From: Timothy B. Terriberry <tterriberry@mozilla.com>
Date: Wed, 11 Jul 2012 10:29:45 -0700
To: "public-media-capture@w3.org" <public-media-capture@w3.org>
Message-ID: <4FFDB809.3050106@mozilla.com>

Young, Milan wrote:
> I believe this newly proposed requirement **is** tied to existing 
> material in the spec.  Section 5.10 reads:
> 
> “Local media stream captures are common in a variety of sharing 
> scenarios such as:
> 
> capture a video and upload to a video sharing site
> 
> capture a picture for my user profile picture in a given web app
> 
> capture audio for a translation site
> 
> capture a video chat/conference”
> 
> I’d argue that perhaps the first two and definitely the third scenario 
> require the application layer to have access to the media.

1) What you really want is not ex post facto access to the encoded form
of data from a camera, but a general method of encoding a stream. As
soon as you want to do any processing on the client side (even as simple
as cropping, scaling, etc.) you're going to want to re-encode before
uploading. At that point, I have no idea what this requirement has to do
with capture. It applies equally to a MediaStream from any source.

In practice in WebRTC , the encoding actually happens right before the
data goes to the network, and the process is intimately tied to the
real-time nature of RTP and the constraints of the network. An "encoded
representation of the media" doesn't exist before that point. You could
satisfy this use-case in some (non-ideal) form today by doing what
Randell suggests (using WebRTC and capturing the RTP stream, a la
SIPREC). That at least wouldn't require any additional spec work.

2) For the image capture case, you almost certainly don't want an
encoded video stream, you want to encode an image. There's already a way
to do this (via the Canvas APIs).

3) For translation (which implies speech recognition), a) if you're
doing this on the client-side, you want access to the _uncompressed_
media, not the compressed form.
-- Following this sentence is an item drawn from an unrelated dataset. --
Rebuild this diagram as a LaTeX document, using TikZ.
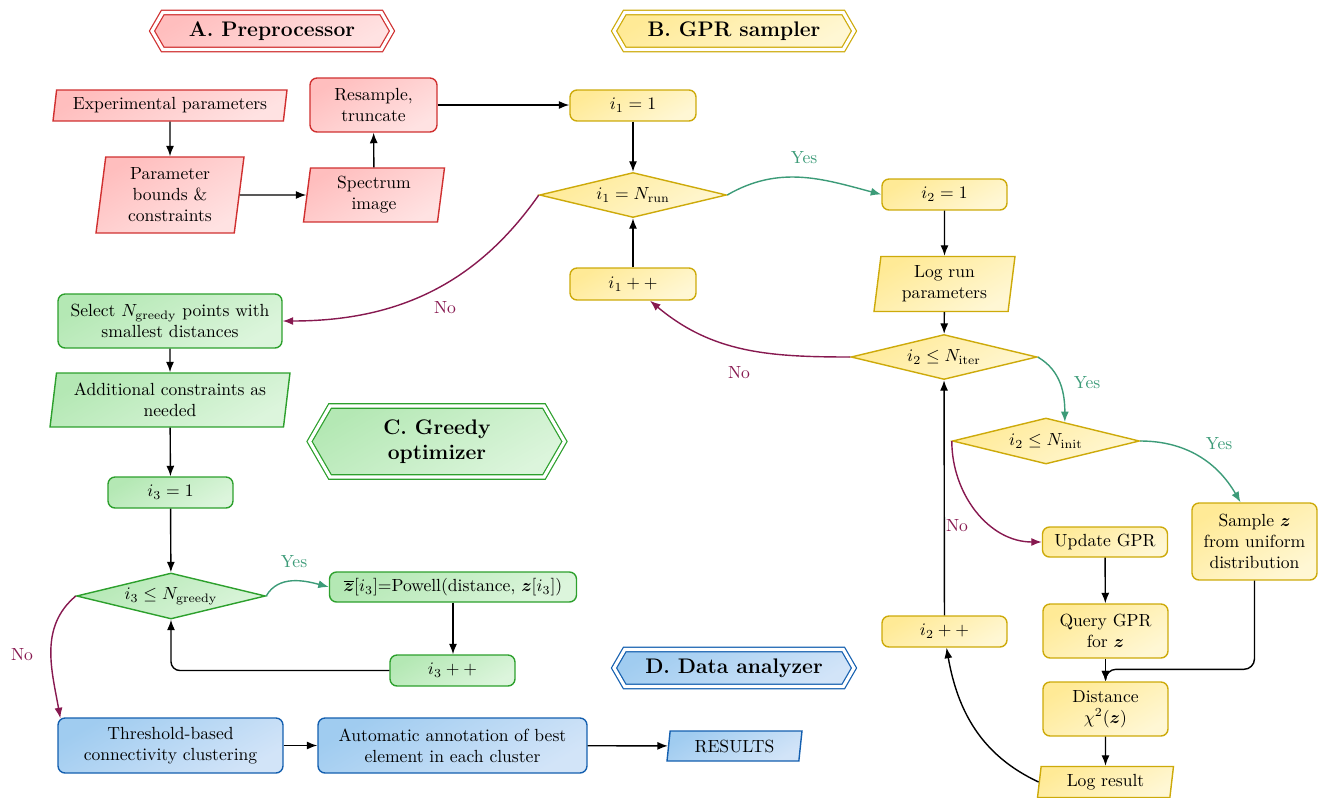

Every re-compression step only makes
your job harder, and b) if you're doing this on the server side, then
latency becomes very important, and the RTP recording suggested in step
1 is actually what you want, not some offline storage format.

4) Again, if you want to record this on the server, you want access to
the RTP (preferably at the conference mixer, assuming there is one). No
need for a browser API for that case. If you want to record it on the
client, you want the general encoding API outlined in 1), but again this
has nothing to do with media capture (as in camera/microphone access).

>From the scenarios outlined above, I'm still looking for where the
MediaSource API (which "extends HTMLMediaElement to allow JavaScript to
generate media streams for playback") becomes at all relevant. Please
clue me in.

Received on Wednesday, 11 July 2012 17:30:18 UTC